By Jennifer Williams
When Gerald and Olive McCloskey met in the first grade at St. Dominic School in Hamilton, it was a time when people left windows open and offered rides to strangers. Tuition at the bustling Catholic school was just 25 cents per week, as Olive remembers it.
Back then, “he was just a boy in my class and I was just a girl in his class,” Olive said.
But things changed when Gerald’s mother asked young Olive to write to her son while he was off fighting World War II.
Gerald joked that when he came home in January 1946, “everything was set and ready to go.”
He and Olive were married May 3, 1947, and sixty-five years later, they love each other more than ever.
“It’s a nice long love affair,” said Father James P. Kiesel, a former pastor of St. Dominic who came to know the McCloskeys well. “It’s wonderful to see that. They are very, very devoted to the parish and to the school and very devoted to the outreach of the parish.”
The couple, who has called Hamilton home all of their lives, expanded their family over the years to include five children, 12 grandchildren and 15 great-grandchildren.
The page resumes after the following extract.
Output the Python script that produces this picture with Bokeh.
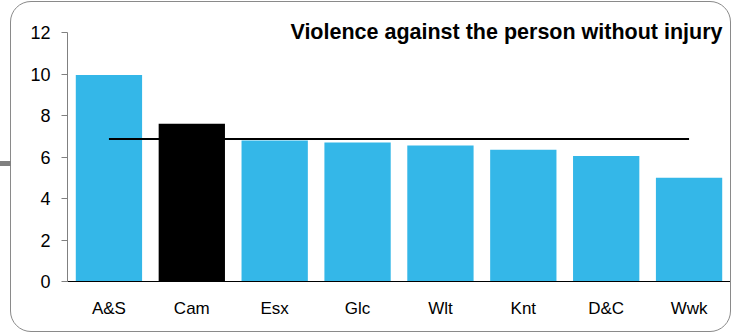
from bokeh.plotting import figure
from bokeh.models import ColumnDataSource, FactorRange, Range1d, Label, FixedTicker, InlineStyleSheet
from bokeh.embed import file_html
from bokeh.resources import INLINE

categories = ["A&S", "Cam", "Esx", "Glc", "Wlt", "Knt", "D&C", "Wwk"]
values = [9.95, 7.6, 6.8, 6.7, 6.55, 6.35, 6.05, 5.0]
average = 6.87
highlight = "Cam"
y_ticks = [0, 2, 4, 6, 8, 10, 12]
title_text = "Violence against the person without injury"

BLUE = "#34B7E8"
colors = ["#000000" if c == highlight else BLUE for c in categories]

src = ColumnDataSource(dict(cat=categories, val=values, color=colors))

PX = 20.75  # px per unit
p = figure(width=719, height=329, output_backend="svg", toolbar_location=None,
           x_range=FactorRange(factors=categories, range_padding=0),
           y_range=Range1d(0, 12 + 22 / PX), tools="")
p.styles = {"outline": "1.5px solid #8a8a8a", "border-radius": "20px",
            "margin-left": "11px", "margin-top": "2px"}
p.stylesheets = [InlineStyleSheet(css=":host::before { content: ''; position: absolute; left: -11px; top: 159px; width: 11px; height: 5px; background: #808080; }")]
p.min_border_left = 56
p.min_border_right = 0
p.min_border_top = 8
p.min_border_bottom = 50
p.outline_line_color = None
p.background_fill_color = None
p.border_fill_color = None
p.xgrid.visible = False
p.ygrid.visible = False

p.vbar(x="cat", top="val", width=0.8, color="color", line_color=None, source=src)
p.line(x=[categories[0], categories[-1]], y=[average, average], line_color="black", line_width=2)

ya = p.yaxis[0]
ya.ticker = FixedTicker(ticks=y_ticks)
ya.bounds = (0, 12)
ya.axis_line_color = "#808080"
ya.major_tick_line_color = "#808080"
ya.major_tick_out = 6
ya.major_tick_in = 0
ya.minor_tick_line_color = None
ya.major_label_text_font = "Liberation Sans"
ya.major_label_text_font_size = "18px"
ya.major_label_text_color = "black"
ya.major_label_standoff = 11

xa = p.xaxis[0]
xa.axis_line_color = "black"
xa.major_tick_line_color = None
xa.minor_tick_line_color = None
xa.major_label_text_font = "Liberation Sans"
xa.major_label_text_font_size = "17px"
xa.major_label_text_color = "black"
xa.major_label_standoff = 11

p.add_layout(Label(x=711, y=29, x_units="canvas", y_units="canvas", text=title_text,
                   text_align="right", text_baseline="middle", text_font="Liberation Sans",
                   text_font_style="bold", text_font_size="21.5px", text_color="black"))

open("out.html", "w").write(file_html(p, INLINE))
Pictures of family members, many of whom live nearby, line the wall of the home they have lived in for 47 years.
“They are one unit, who support each other, especially when they raised their children,” said daughter Denise McCloskey. “I am beyond lucky to have them as my parents – my four siblings would echo this.”
“It feels like a blessing to have grandparents as good as they are,” said Timothy Gerald Daugherty, 19, who was visiting the McCloskeys on a recent weekday. “I couldn’t have more generous grandparents.”
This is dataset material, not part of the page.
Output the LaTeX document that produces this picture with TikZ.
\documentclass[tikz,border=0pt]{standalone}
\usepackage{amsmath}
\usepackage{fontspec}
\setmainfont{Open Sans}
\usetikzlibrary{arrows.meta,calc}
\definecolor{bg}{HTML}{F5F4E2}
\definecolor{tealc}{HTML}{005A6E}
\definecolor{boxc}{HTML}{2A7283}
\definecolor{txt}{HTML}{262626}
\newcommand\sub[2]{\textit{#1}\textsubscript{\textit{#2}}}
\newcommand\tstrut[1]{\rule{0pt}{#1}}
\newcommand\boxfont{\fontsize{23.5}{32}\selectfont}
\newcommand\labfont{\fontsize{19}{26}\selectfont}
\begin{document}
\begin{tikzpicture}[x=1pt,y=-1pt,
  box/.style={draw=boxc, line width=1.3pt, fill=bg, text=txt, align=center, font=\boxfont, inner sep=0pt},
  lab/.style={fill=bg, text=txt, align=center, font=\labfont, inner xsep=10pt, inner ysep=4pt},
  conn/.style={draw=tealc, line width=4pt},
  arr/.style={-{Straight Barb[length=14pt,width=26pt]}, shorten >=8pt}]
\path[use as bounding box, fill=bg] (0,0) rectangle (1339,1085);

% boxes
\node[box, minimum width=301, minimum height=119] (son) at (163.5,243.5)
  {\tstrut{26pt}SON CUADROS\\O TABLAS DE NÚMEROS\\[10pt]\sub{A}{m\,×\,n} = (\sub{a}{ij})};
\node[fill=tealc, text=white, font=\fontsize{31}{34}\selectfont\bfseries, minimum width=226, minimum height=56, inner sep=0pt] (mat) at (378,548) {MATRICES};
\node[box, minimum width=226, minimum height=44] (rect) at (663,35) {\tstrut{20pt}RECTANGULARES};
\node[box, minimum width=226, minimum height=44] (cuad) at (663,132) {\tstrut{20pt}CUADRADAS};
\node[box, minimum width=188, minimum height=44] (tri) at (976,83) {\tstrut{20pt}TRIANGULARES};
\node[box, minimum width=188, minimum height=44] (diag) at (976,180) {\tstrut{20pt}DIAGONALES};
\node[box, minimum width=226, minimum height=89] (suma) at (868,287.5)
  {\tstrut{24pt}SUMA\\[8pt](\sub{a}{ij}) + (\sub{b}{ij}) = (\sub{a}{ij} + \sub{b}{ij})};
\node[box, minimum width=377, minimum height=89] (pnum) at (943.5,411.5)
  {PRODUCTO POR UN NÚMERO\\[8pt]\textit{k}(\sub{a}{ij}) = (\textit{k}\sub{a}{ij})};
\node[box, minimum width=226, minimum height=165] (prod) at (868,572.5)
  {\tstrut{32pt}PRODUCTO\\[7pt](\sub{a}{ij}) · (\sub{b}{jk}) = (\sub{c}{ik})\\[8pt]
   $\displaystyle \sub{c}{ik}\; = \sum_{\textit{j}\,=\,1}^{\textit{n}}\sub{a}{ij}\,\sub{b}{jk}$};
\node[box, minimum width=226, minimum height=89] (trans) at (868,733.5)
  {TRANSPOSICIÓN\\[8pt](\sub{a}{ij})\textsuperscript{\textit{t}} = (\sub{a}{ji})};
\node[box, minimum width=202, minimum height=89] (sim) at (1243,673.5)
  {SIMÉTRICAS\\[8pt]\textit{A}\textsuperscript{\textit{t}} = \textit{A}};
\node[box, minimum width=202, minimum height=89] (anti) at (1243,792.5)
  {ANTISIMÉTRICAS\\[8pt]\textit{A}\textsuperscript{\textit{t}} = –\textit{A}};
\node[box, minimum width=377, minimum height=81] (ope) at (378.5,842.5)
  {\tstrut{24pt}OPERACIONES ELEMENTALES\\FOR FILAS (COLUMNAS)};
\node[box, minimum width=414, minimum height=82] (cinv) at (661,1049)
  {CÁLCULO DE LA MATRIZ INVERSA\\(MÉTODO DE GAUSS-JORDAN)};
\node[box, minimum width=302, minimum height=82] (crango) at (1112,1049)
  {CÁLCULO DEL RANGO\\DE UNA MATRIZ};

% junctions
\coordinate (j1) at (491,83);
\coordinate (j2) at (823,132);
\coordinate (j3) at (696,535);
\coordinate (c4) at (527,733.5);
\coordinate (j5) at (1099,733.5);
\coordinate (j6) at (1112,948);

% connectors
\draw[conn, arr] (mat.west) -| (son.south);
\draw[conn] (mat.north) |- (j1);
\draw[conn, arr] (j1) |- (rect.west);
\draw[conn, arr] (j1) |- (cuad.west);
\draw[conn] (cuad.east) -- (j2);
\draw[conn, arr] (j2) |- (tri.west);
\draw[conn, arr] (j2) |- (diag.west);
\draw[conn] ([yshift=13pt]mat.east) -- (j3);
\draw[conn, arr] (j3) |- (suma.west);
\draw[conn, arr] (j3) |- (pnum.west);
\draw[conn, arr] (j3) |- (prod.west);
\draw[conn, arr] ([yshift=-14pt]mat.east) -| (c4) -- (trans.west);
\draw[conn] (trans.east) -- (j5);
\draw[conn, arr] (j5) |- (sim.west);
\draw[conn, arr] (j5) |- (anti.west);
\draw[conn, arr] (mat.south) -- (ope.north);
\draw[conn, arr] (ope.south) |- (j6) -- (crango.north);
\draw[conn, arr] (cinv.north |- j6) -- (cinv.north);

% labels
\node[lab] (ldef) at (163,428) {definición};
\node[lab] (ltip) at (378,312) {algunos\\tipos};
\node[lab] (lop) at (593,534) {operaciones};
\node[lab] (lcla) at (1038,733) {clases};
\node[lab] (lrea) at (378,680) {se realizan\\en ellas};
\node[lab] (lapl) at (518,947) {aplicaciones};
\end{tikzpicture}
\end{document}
With Mother’s Day around the corner, Olive said simply having her children is her favorite aspect of motherhood.
“Because they’re all just perfect … they are all just wonderful,” she said. “They are very, very kind and considerate with one another.”
Gerald McCloskey recently had a stroke, and every night one of the children spends the night at the house with their 87-year-old parents.
While raising their children, the couple wouldn’t disagree on something in front of them, and if someone was not behaving as he or she should, they would receive “the look” from Gerald or a squeeze of the arm from Olive.
“I was very good at a line of malarkey and they always bought it,” quipped Gerald. “The kids were always a pleasure to be with.”
The couple bought a motor home and traveled across the United States, and both agree their favorite place to visit was Alaska.
Faith has been central to the couple, who attended Mass daily when they were able and still attend St. Dominic each weekend. Gerald’s sister is Daughter of Charity Sister Mary Gerald McCloskey, who has ministered for years in Bolivia.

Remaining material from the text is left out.